Erdoğan’ın mağduru oynamaya hakkı yok

BAŞBAKAN Erdoğan, cumhurbaşkanlığı seçim sürecini çok kötü yönetti.

O kadar ki, 550 sandalyeli bir Meclis’ten, 353 sandalyesi olmasına rağmen cumhurbaşkanı çıkaramadı.

Şimdi boşuna mağduru oynamaya kalkmasın.

Eğer inat statejisini sürdürmeseydi, AKP grubundan, muhalefetin ve kamuoyunun içine sindirebileceği bir aday şimdi Çankaya’da oturuyor olabilirdi.

Başbakan, Dimyat’a pirince giderken, evdeki bulgurdan oldu.

Ama ilginçtir Erdoğan hálá aynı inat stratejisini sürdürüyor.

Demek ki AKP’de sağduyu ve ortak akıl diye bir anlayış yok.

Başbakan, kürsülere çıkıp iddia ettiği gibi iktidarı döneminde Türkiye’yi de iyi yönetemedi.

Bütün kurumlarla kavga etmeyi politikasının ana stratejisi haline getirdi.

Oysa bir iktidarın ilk görevi, ülkede istikrarı ve huzuru sağlamak olmalı.

Toplumun dindarlar-laikler diye ikiye bölünmesinde önemli katkıları oldu.

Yolsuzlukların üzerine gideceğine yolsuzluklara bütün kapıları açtı.

Devletin olanaklarını kendi yandaşlarının önüne serdi.

* * *

En çok övündüğü ekonomiye gelince...

Ecevit hükümetinin hazırlayıp uygulamaya koyduğu programa bağlı kaldı. Bu sayede enflasyon yüzde 10’lara kadar düştü.

Bu bir başarıdır kuşkusuz.
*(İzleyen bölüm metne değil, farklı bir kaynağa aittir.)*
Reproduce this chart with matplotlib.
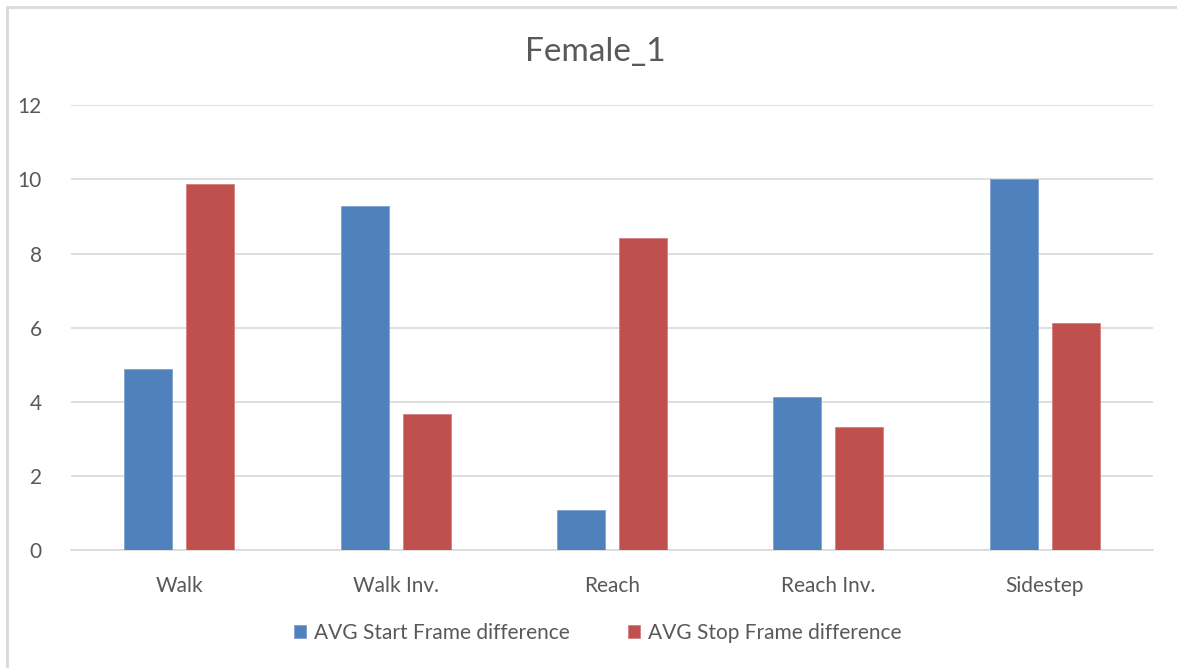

Ama programa göre enflasyonun 2007’de yüzde 5’e düşmesi gerekiyordu.

Demek ki enflasyon hedefinde de yüzde yüzlük bir sapma oldu.

Büyüme yüzde 7’ye yakın gerçekleşti. Ama bu ithalata dayalı büyümeydi.

İhracat 100 milyar dolara dayandı ama bunu gerçekleştirebilmek için Türkiye 70 milyar dolarlık ithalat yapmak zorunda kaldı.

Yani gerçek ihracatımız 30 milyar dolardır.

2006’da ülkeye 20 milyar dolarlık yabancı sermaye geldi.

Ama yabancılar getirdikleri parayla banka veya kurulu tesis alıyor, yeni yatırım yapmıyor.

Bu nedenle de istihdamda ve refahta bir rahatlama olmadı.

İşsizlik azalmadı.

* * *

Devam edelim...

Bugün itibarıyla borsanın yüzde 74’ü yabancıların elinde.

Bol bol sıcak para geliyor.

Çünkü Türkiye dünyadaki en yüksek faizi veriyor.

Bazı ekonomistler bu kadar yüksek faiz verilmesini ülkenin soyulması olarak değerlendiriyor.

4 yıldır kur düşük tutularak ülke ithal cennetine dönüştürüldü.

Oysa AKP iktidarında enflasyon yüzde 40’a yakın oldu.

Bu durum bütün ekonomi kurallarına ters.

Rekor düzeydeki cari açık ile dış ticaret açığı da ekonomiyi zorluyor.

Dar gelirli insanların yaşamları giderek zorlaşıyor.

Örneğin geçen yıl ilk kez, kapanan dükkán sayısı açılan dükkán sayısını geçti.

Köylü çok sıkıntılı.

Son bir not daha verelim:

En zenginle en yoksul arasındaki ara AKP iktidarında daha da açıldı.

Yani yoksul insanlar daha da yoksullaştı, gelir dağılımı uçurumu daha derinleşti.

Vaziyet-i umumiye "Ekonomi mükemmel" nutukları atanların bilgilerine ve de vicdanlarına sunulur.